California Institute of Technology (Caltech) researchers have identified part of the Martian surface that was once a delta where a river likely emptied into an ocean, according to a news release.

The ocean, if it ever existed could nearly covered Mars' northern hemisphere and stretched over one-third of the planet.

"Scientists have long hypothesized that the northern lowlands of Mars are a dried-up ocean bottom, but no one yet has found the smoking gun," says Mike Lamb, an assistant professor of geology at Caltech and a coauthor of the study, published July 12 in the Journal of Geophysical Research.

Lead author Roman DiBiase, a postdoctoral scholar at Caltech, said the finding did not prove the existence of an ocean, but provided the strongest evidence to date. The red planet's northern hemisphere is flat and has a lower elevation than the southern hemisphere, much like many ocean basins on Earth.
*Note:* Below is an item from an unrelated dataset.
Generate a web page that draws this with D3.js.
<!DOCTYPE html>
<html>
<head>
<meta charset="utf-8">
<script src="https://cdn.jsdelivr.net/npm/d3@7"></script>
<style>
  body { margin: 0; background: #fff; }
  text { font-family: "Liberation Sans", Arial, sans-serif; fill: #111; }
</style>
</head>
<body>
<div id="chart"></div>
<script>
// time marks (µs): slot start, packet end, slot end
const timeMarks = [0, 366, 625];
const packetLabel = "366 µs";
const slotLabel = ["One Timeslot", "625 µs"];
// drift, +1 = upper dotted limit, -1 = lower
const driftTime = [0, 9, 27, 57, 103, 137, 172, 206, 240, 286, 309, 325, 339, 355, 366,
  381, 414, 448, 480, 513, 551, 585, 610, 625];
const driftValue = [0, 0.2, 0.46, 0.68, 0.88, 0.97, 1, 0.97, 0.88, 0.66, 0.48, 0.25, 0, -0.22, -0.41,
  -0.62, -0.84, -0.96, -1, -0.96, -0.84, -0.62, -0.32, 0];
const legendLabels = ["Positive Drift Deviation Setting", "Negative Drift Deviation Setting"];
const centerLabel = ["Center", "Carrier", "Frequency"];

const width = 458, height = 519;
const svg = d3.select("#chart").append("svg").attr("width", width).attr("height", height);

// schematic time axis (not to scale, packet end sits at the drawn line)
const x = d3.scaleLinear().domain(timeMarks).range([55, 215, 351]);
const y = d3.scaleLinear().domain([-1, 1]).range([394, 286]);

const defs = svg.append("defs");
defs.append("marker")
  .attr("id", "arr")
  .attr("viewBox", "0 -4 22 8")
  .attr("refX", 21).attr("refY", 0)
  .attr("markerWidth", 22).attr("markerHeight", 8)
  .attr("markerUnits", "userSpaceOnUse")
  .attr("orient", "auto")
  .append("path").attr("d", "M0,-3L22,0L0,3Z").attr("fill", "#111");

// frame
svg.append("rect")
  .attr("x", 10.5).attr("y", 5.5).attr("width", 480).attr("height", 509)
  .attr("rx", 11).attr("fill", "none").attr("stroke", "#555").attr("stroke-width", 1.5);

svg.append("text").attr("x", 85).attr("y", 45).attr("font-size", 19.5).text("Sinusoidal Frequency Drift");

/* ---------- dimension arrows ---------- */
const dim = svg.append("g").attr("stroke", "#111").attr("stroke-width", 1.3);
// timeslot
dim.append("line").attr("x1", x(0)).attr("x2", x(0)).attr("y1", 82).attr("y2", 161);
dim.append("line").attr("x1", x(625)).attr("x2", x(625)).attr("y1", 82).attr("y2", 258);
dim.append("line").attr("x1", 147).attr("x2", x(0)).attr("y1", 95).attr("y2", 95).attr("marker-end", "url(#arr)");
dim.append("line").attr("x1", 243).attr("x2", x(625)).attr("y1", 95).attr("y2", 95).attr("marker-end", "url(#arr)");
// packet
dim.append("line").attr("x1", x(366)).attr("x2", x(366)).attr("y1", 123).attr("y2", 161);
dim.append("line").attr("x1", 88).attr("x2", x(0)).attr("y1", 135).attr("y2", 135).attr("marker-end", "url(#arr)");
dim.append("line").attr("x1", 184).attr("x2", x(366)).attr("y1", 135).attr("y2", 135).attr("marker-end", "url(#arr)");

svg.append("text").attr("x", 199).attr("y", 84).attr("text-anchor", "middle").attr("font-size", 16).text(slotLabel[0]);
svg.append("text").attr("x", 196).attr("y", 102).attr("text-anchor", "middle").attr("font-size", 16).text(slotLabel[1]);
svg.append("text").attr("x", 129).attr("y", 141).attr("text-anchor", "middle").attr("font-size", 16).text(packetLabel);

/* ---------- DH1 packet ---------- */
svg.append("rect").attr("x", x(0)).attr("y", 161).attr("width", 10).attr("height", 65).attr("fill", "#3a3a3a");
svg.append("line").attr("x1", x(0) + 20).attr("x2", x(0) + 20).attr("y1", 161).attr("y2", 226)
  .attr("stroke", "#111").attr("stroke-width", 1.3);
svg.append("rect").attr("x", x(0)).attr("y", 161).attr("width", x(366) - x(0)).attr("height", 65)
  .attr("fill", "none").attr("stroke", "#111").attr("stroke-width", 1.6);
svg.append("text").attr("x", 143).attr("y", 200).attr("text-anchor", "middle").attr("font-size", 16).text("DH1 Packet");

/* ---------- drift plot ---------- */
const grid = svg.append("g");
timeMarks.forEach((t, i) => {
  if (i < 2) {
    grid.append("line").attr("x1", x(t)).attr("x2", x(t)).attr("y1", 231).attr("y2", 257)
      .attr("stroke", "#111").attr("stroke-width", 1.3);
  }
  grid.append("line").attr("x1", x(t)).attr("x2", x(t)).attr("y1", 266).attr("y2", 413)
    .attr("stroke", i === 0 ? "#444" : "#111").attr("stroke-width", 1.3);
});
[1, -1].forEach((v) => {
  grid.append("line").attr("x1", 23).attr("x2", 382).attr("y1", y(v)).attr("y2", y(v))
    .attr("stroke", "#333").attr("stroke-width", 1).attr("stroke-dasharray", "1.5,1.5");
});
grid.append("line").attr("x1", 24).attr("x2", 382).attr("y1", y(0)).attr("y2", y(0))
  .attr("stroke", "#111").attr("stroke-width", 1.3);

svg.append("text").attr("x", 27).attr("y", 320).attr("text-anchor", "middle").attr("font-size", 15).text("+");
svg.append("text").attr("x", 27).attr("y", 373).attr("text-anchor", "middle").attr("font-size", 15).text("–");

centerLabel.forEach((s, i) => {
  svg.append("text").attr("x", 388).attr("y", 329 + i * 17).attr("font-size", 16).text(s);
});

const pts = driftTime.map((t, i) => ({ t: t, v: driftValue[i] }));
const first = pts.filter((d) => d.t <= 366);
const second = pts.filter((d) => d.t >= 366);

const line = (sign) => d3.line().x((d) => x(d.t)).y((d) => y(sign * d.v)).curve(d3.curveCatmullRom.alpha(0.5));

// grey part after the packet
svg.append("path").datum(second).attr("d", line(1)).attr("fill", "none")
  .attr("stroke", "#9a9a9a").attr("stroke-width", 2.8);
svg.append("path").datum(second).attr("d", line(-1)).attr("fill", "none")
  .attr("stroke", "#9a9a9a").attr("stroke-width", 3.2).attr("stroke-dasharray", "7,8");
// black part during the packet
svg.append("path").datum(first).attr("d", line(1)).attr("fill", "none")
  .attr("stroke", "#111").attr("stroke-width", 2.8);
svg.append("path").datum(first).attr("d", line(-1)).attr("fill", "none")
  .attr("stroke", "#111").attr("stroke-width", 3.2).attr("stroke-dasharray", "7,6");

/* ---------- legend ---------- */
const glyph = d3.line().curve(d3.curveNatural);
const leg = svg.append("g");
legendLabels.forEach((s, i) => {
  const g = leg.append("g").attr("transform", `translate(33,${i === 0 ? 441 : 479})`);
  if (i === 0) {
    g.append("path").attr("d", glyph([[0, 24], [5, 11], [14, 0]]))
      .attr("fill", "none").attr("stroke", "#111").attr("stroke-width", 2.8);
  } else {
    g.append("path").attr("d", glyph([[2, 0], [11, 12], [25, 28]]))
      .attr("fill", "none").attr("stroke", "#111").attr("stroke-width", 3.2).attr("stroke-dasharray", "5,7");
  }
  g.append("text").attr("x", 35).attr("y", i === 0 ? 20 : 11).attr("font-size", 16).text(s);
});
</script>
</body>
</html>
The research team used new high-resolution images from the Mars Reconnaissance Orbiter (MRO) satellite to study the 100-square-kilometer area believed to have once been a coastline.
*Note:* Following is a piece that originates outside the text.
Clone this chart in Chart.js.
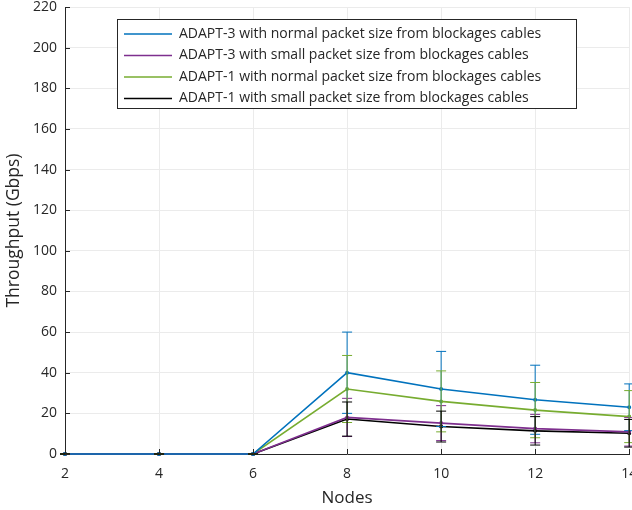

The area in the photos, Aeolis Dorsa, is about 1,000 kilometers east of the Gale Crater, where Mars rover Curiosity has been exploring.

Scientists have discovered deltas on Mars before with most being inside a geological crater. Therefore, water most likely flowed into a lake, not an ocean.
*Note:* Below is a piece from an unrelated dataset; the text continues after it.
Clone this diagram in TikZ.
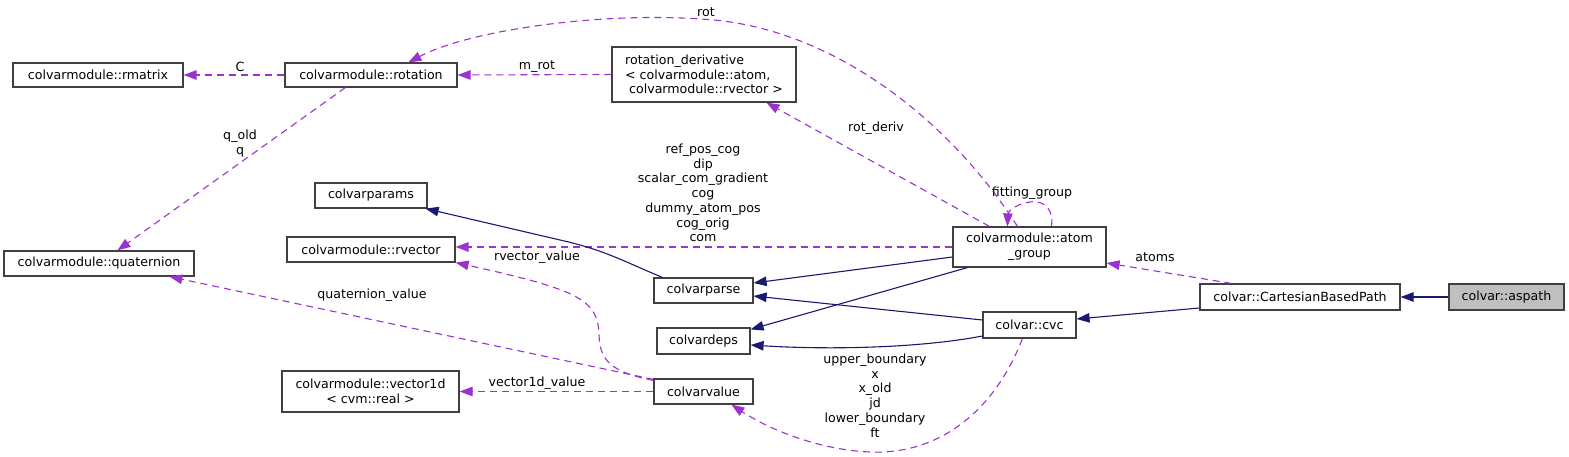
\documentclass[tikz,border=0pt]{standalone}
\usepackage{fontspec}
\setmainfont{DejaVu Sans}
\usetikzlibrary{arrows.meta,calc}
\definecolor{depc}{HTML}{9A32CD}
\definecolor{inhc}{HTML}{191970}
\definecolor{bord}{HTML}{404040}
\definecolor{selfc}{HTML}{BFBFBF}
\begin{document}
\begin{tikzpicture}[x=1pt,y=-1pt,
  font=\fontsize{12.6}{14.7}\selectfont,
  box/.style={draw=bord, line width=1.2pt, fill=white, inner sep=0pt, align=center},
  lbl/.style={inner sep=0pt, align=center},
  useedge/.style={draw=depc, line width=1.1pt, dash pattern=on 7pt off 5pt, -{Triangle[length=13pt,width=9.5pt]}},
  inhedge/.style={draw=inhc, line width=1.1pt, -{Triangle[length=13pt,width=9.5pt]}}]
\useasboundingbox (0,0) rectangle (1569,457);
% nodes
\node[box, minimum width=170pt, minimum height=24pt] (rmatrix) at (98,75) {colvarmodule::rmatrix};
\node[box, minimum width=172pt, minimum height=24pt] (rotation) at (371,75) {colvarmodule::rotation};
\node[box, minimum width=184pt, minimum height=55pt, align=left] (rotderiv) at (704,74.5) {rotation\_derivative\\< colvarmodule::atom,\\\hspace*{4pt}colvarmodule::rvector >};
\node[box, minimum width=112pt, minimum height=25pt] (params) at (371,195.5) {colvarparams};
\node[box, minimum width=168pt, minimum height=25pt] (rvector) at (371,249.5) {colvarmodule::rvector};
\node[box, minimum width=190pt, minimum height=25pt] (quaternion) at (99,263.5) {colvarmodule::quaternion};
\node[box, minimum width=177pt, minimum height=41pt] (vector1d) at (370.5,391.5) {colvarmodule::vector1d\\< cvm::real >};
\node[box, minimum width=153pt, minimum height=40pt] (atomgroup) at (1029.5,247) {colvarmodule::atom\\\_group};
\node[box, minimum width=99pt, minimum height=25pt] (parse) at (703.5,290.5) {colvarparse};
\node[box, minimum width=93pt, minimum height=26pt] (deps) at (703.5,341) {colvardeps};
\node[box, minimum width=99pt, minimum height=25pt] (value) at (703.5,391.5) {colvarvalue};
\node[box, minimum width=93pt, minimum height=26pt] (cvc) at (1029.5,325) {colvar::cvc};
\node[box, minimum width=200pt, minimum height=26pt] (cbp) at (1300,297) {colvar::CartesianBasedPath};
\node[box, fill=selfc, minimum width=115pt, minimum height=26pt] (aspath) at (1506.5,297) {colvar::aspath};
% edges
\draw[useedge] (rotation.west) -- (rmatrix.east);
\draw[useedge] (rotderiv.west) -- (rotation.east);
\draw[useedge] ($(atomgroup.north west)+(65,0)$) .. controls (950,120) and (830,25) .. (700,19) .. controls (600,12) and (470,30) .. ($(rotation.north west)+(124,0)$);
\draw[useedge] ($(atomgroup.north west)+(37,0)$) -- ($(rotderiv.south west)+(155,0)$);
\draw[useedge] ($(atomgroup.north west)+(99,0)$) .. controls (1054,210) and (1045,200) .. (1030,202) .. controls (1015,204) and (1008,212) .. ($(atomgroup.north west)+(55,0)$);
\draw[useedge] (atomgroup.west) -- (atomgroup.west -| rvector.east);
\draw[useedge] ($(rotation.south west)+(61,0)$) -- ($(quaternion.north west)+(114,0)$);
\draw[inhedge] ($(atomgroup.west)+(0,10)$) -- ($(parse.east)+(0,-7.5)$);
\draw[inhedge] ($(atomgroup.south west)+(15,0)$) -- ($(deps.north east)+(0,2)$);
\draw[inhedge] ($(parse.north west)+(9,0)$) .. controls (625,262) and (605,250) .. (560,240) -- ($(params.south east)+(-2,0)$);
\draw[inhedge] ($(cvc.west)+(0,-5)$) -- ($(parse.east)+(0,5.5)$);
\draw[inhedge] ($(cvc.west)+(0,11)$) .. controls (920,348) and (830,350) .. ($(deps.east)+(0,4)$);
\draw[inhedge] ($(cbp.west)+(0,11)$) -- ($(cvc.east)+(0,-6)$);
\draw[inhedge] (aspath.west) -- (cbp.east);
\draw[useedge] ($(cbp.north west)+(32,0)$) -- ($(atomgroup.east)+(0,16)$);
\draw[useedge] ($(cvc.south west)+(40,0)$) .. controls (995,410) and (940,455) .. (870,452) .. controls (820,450) and (770,430) .. ($(value.south west)+(78,0)$);
\draw[useedge] ($(value.north west)+(0,2)$) .. controls (610,372) and (600,360) .. (599,335) .. controls (598,300) and (580,290) .. (rvector.south east);
\draw[useedge] ($(value.north west)+(0,1)$) -- ($(quaternion.south west)+(166,0)$);
\draw[useedge] (value.west) -- (value.west -| vector1d.east);
% labels
\node[lbl] (lC) at (240,67) {C};
\node[lbl] (lmrot) at (537,67) {m\_rot};
\node[lbl] (lrot) at (706,12) {rot};
\node[lbl] (lrotderiv) at (876,128) {rot\_deriv};
\node[lbl] (lfit) at (1032,193) {fitting\_group};
\node[lbl] (lq) at (240,143.5) {q\_old\\q};
\node[lbl] (lref) at (703,193) {ref\_pos\_cog\\dip\\scalar\_com\_gradient\\cog\\dummy\_atom\_pos\\cog\_orig\\com};
\node[lbl] (lrv) at (537,257) {rvector\_value};
\node[lbl] (lqv) at (372,295) {quaternion\_value};
\node[lbl] (lv1d) at (537,383) {vector1d\_value};
\node[lbl] (latoms) at (1155,257) {atoms};
\node[lbl] (lub) at (875,395.5) {upper\_boundary\\x\\x\_old\\jd\\lower\_boundary\\ft};
\end{tikzpicture}
\end{document}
"This is probably one of the most convincing pieces of evidence of a delta in an unconfined region-and a delta points to the existence of a large body of water in the northern hemisphere of Mars," DiBiase said.

There are other explanations for the latest delta discovery. For example, there could be a large geological boundary like a crater that was erased over time, Lamb suggested. The next step for the researchers is to continue examining the area most likely to be the coastline.

"In our work and that of others-including the Curiosity rover-scientists are finding a rich sedimentary record on Mars that is revealing its past environments, which include rain, flowing water, rivers, deltas, and potentially oceans," Lamb said. "Both the ancient environments on Mars and the planet's sedimentary archive of these environments are turning out to be surprisingly Earth-like."